Wayne County voters helped lift Republican David Rouzer to victory in the race for the District 12 seat in the state Senate.

Rouzer and Democrat Kay Carroll ran neck and neck in Johnston County, which makes up the majority of the district. But Rouzer carried the vote in the western half of Wayne, which has about 20 percent of the district's registered voters.

Rouzer took nearly 60 percent of the vote in the 11 precincts in Wayne that are part of the district, picking up 9,541 votes to Carroll's 6,420.

In Johnston County, it was much closer, with Rouzer finishing with only 191 more votes than Carroll out of the more than 68,000 cast. Rouzer tallied 34,329 to Carroll's 34,138.

The 12th District seat had been held for the past six years by Republican Fred Smith, who chose to run for governor and lost in the primary.

Rouzer complimented Carroll on his campaign and called him "a fine man."

"I have a lot of respect for Kay Carroll and his family," Rouzer said.

He attributed his win partly to the conservative nature of the district, but said Carroll's name recognition was a hurdle he still had to overcome. Carroll has served on the Johnston County Board of Education for 16 years.

Rouzer said his message of conservative values and more responsible government in Raleigh resonated with voters.

"I just want to thank all those people who prayed so hard and worked so hard for me, they won this election for me," Rouzer said.

He said he plans to revisit the locations where he campaigned over the past few months and thank voters personally.

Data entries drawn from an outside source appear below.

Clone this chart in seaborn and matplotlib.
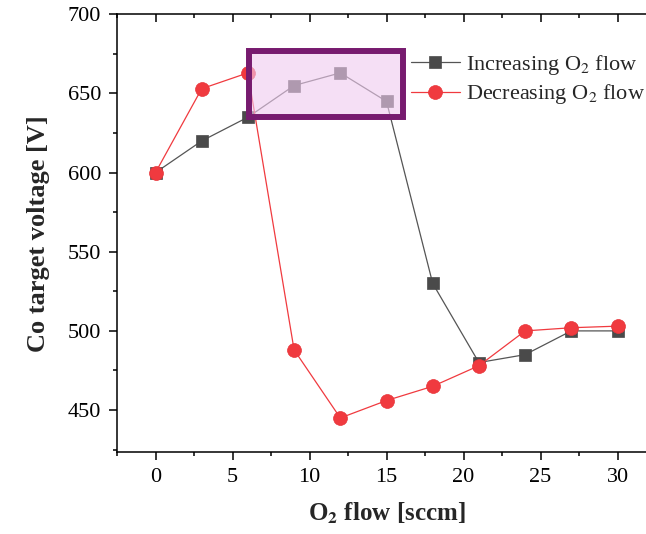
import numpy as np
import matplotlib
matplotlib.use('Agg')
import matplotlib.pyplot as plt
import matplotlib.patches as patches
import matplotlib.lines as mlines
from matplotlib.ticker import MultipleLocator
import seaborn as sns

# data
o2_flow = [0, 3, 6, 9, 12, 15, 18, 21, 24, 27, 30]
v_increasing = [600, 620, 635, 655, 663, 645, 530, 480, 485, 500, 500]
v_decreasing = [600, 653, 663, 488, 445, 456, 465, 478, 500, 502, 503]

sns.set_style('ticks')
plt.rcParams['font.family'] = ['Liberation Serif', 'DejaVu Serif']
plt.rcParams['mathtext.fontset'] = 'stix'

fig = plt.figure(figsize=(6.46, 5.34), dpi=100)
ax = fig.add_axes([117 / 646, 82 / 534, 539 / 646, 437.7 / 534])

sns.lineplot(x=o2_flow, y=v_increasing, ax=ax, color='#555555', lw=0.9,
             marker='s', markersize=9, markeredgecolor='#4a4a4a',
             markerfacecolor='#4a4a4a', markeredgewidth=0.5,
             label='Increasing O$_2$ flow')
sns.lineplot(x=o2_flow, y=v_decreasing, ax=ax, color='#f03a3f', lw=0.9,
             marker='o', markersize=10, markeredgecolor='#e8353a',
             markerfacecolor='#f03a3f', markeredgewidth=0.5,
             label='Decreasing O$_2$ flow')

# highlight box
box = patches.Rectangle((6.1, 635.1), 9.94, 41.7, facecolor=(0.94, 0.80, 0.94, 0.61),
                        edgecolor='#771b6f', lw=4.3, zorder=5)
ax.add_patch(box)

ax.set_xlim(-2.5, 32.5)
ax.set_ylim(423.5, 700)
ax.xaxis.set_major_locator(MultipleLocator(5))
ax.xaxis.set_minor_locator(MultipleLocator(2.5))
ax.yaxis.set_major_locator(MultipleLocator(50))
ax.yaxis.set_minor_locator(MultipleLocator(25))

ax.tick_params(axis='both', which='major', labelsize=16, length=5.5, width=1.1,
               color='black', labelcolor='black', pad=6)
ax.tick_params(axis='both', which='minor', length=3, width=1.1, color='black')
for sp in ax.spines.values():
    sp.set_linewidth(1.1)
    sp.set_color('black')

# inward ticks along the top edge, at the same places as the bottom ticks
xmin, xmax = ax.get_xlim()
major_locs = [v for v in ax.xaxis.get_majorticklocs() if xmin <= v <= xmax]
minor_locs = [v for v in ax.xaxis.get_minorticklocs() if xmin <= v <= xmax]
ax.plot(major_locs, [1] * len(major_locs), transform=ax.get_xaxis_transform(),
        ls='none', marker=mlines.TICKDOWN, ms=5.5, mew=1.1, color='black',
        clip_on=False, zorder=6)
ax.plot(minor_locs, [1] * len(minor_locs), transform=ax.get_xaxis_transform(),
        ls='none', marker=mlines.TICKDOWN, ms=3, mew=1.1, color='black',
        clip_on=False, zorder=6)
ax.set_xlim(xmin, xmax)

ax.set_xlabel('O$_\\mathbf{2}$ flow [sccm]', fontsize=18, weight='bold', labelpad=10)
ax.set_ylabel('Co target voltage [V]', fontsize=19, weight='bold', labelpad=13)

leg = ax.legend(loc='upper left', bbox_to_anchor=(0.545, 0.912), frameon=False,
                fontsize=16, handlelength=2.2, handletextpad=0.3, labelspacing=0.25,
                borderpad=0, borderaxespad=0)

fig.savefig('out.png', dpi=100)
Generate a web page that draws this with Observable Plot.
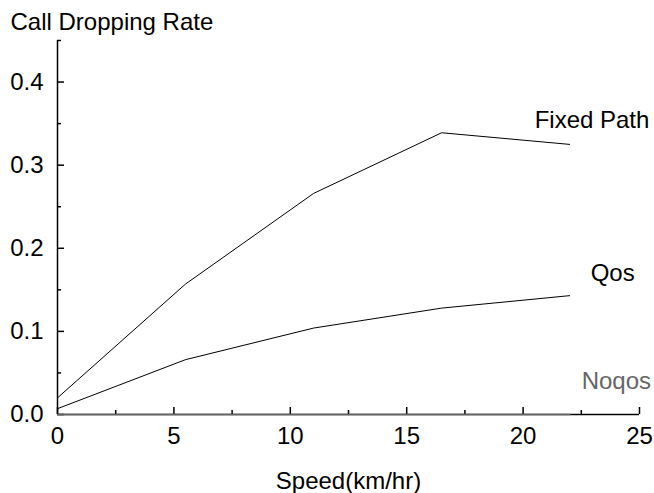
<!DOCTYPE html>
<html>
<head>
<meta charset="utf-8">
<script src="https://cdn.jsdelivr.net/npm/d3@7"></script>
<script src="https://cdn.jsdelivr.net/npm/@observablehq/plot@0.6"></script>
<style>
  body { margin: 0; background: #fff; }
  svg { font-family: "Liberation Sans", Arial, sans-serif; }
</style>
</head>
<body>
<div id="chart"></div>
<script>
const speeds = [0, 5.5, 11, 16.5, 22];
const fixedPath = [0.02, 0.157, 0.266, 0.339, 0.325];
const qos = [0.007, 0.066, 0.104, 0.128, 0.143];
const noqos = [0, 0, 0, 0, 0];
const seriesNames = ["Fixed Path", "Qos", "Noqos"];
const xTicks = [0, 5, 10, 15, 20, 25];
const xMinor = [2.5, 7.5, 12.5, 17.5, 22.5];
const yTicks = [0, 0.1, 0.2, 0.3, 0.4];
const yMinor = [0.05, 0.15, 0.25, 0.35, 0.45];
const yTitle = "Call Dropping Rate";
const xTitle = "Speed(km/hr)";

const seriesValues = [fixedPath, qos, noqos];
const seriesColor = {"Fixed Path": "#000", "Qos": "#000", "Noqos": "#666"};
const labelOffset = {"Fixed Path": [-35, -24], "Qos": [21, -22], "Noqos": [12, -33]};

const rows = [];
seriesNames.forEach((name, i) => speeds.forEach((s, j) => rows.push({series: name, speed: s, rate: seriesValues[i][j]})));
const lasts = seriesNames.map((name, i) => ({series: name, speed: speeds[speeds.length - 1], rate: seriesValues[i][speeds.length - 1]}));

const FS = 24;
const chart = Plot.plot({
  width: 654,
  height: 493,
  marginLeft: 57,
  marginRight: 15,
  marginTop: 40,
  marginBottom: 79,
  style: {fontFamily: "Liberation Sans, Arial, sans-serif", fontSize: FS + "px", color: "#000", background: "#fff"},
  x: {domain: [0, 25]},
  y: {domain: [0, 0.45]},
  marks: [
    Plot.ruleX([0], {stroke: "#000", strokeWidth: 1.5}),
    Plot.ruleY([0], {stroke: "#000", strokeWidth: 1.5}),
    Plot.axisY({ticks: yTicks, tickSize: -7, tickPadding: 21, tickFormat: d3.format(".1f"), label: null, strokeWidth: 1.5, fontSize: FS}),
    Plot.axisY({ticks: yMinor, tickSize: -4, tickFormat: () => "", label: null, strokeWidth: 1.5}),
    Plot.axisX({ticks: xTicks, tickSize: -7, tickPadding: 19, tickFormat: d3.format("d"), label: null, strokeWidth: 1.5, fontSize: FS}),
    Plot.axisX({ticks: xMinor, tickSize: -4, tickFormat: () => "", label: null, strokeWidth: 1.5}),
    Plot.line(rows.filter(d => d.series !== "Noqos"), {x: "speed", y: "rate", z: "series", stroke: "#000", strokeWidth: 1}),
    Plot.line(rows.filter(d => d.series === "Noqos"), {x: "speed", y: "rate", stroke: "#666", strokeWidth: 1.5}),
    ...lasts.map(d => Plot.text([d], {x: "speed", y: "rate", text: "series", textAnchor: "start", fill: seriesColor[d.series], dx: labelOffset[d.series][0], dy: labelOffset[d.series][1], fontSize: FS})),
    Plot.text([yTitle], {frameAnchor: "top-left", text: d => d, textAnchor: "start", dx: -47, dy: -28, fontSize: FS}),
    Plot.text([xTitle], {frameAnchor: "bottom", text: d => d, lineAnchor: "top", dy: 57, fontSize: FS})
  ]
});
document.getElementById("chart").appendChild(chart);
</script>
</body>
</html>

"I plan to be extremely accessible to the people of Wayne County, and I look forward to serving them," Rouzer said.

Carroll said he was disappointed to lose but knew he had an uphill battle in the largely rural, conservative district. He said he had hoped his years of serving on the Board of Education would give him an edge but conceded that the district's Republican leaning proved too strong.

"I don't know of anything I'd do differently," Carroll said late Tuesday. "It's difficult to crack through the Republican voters in the district."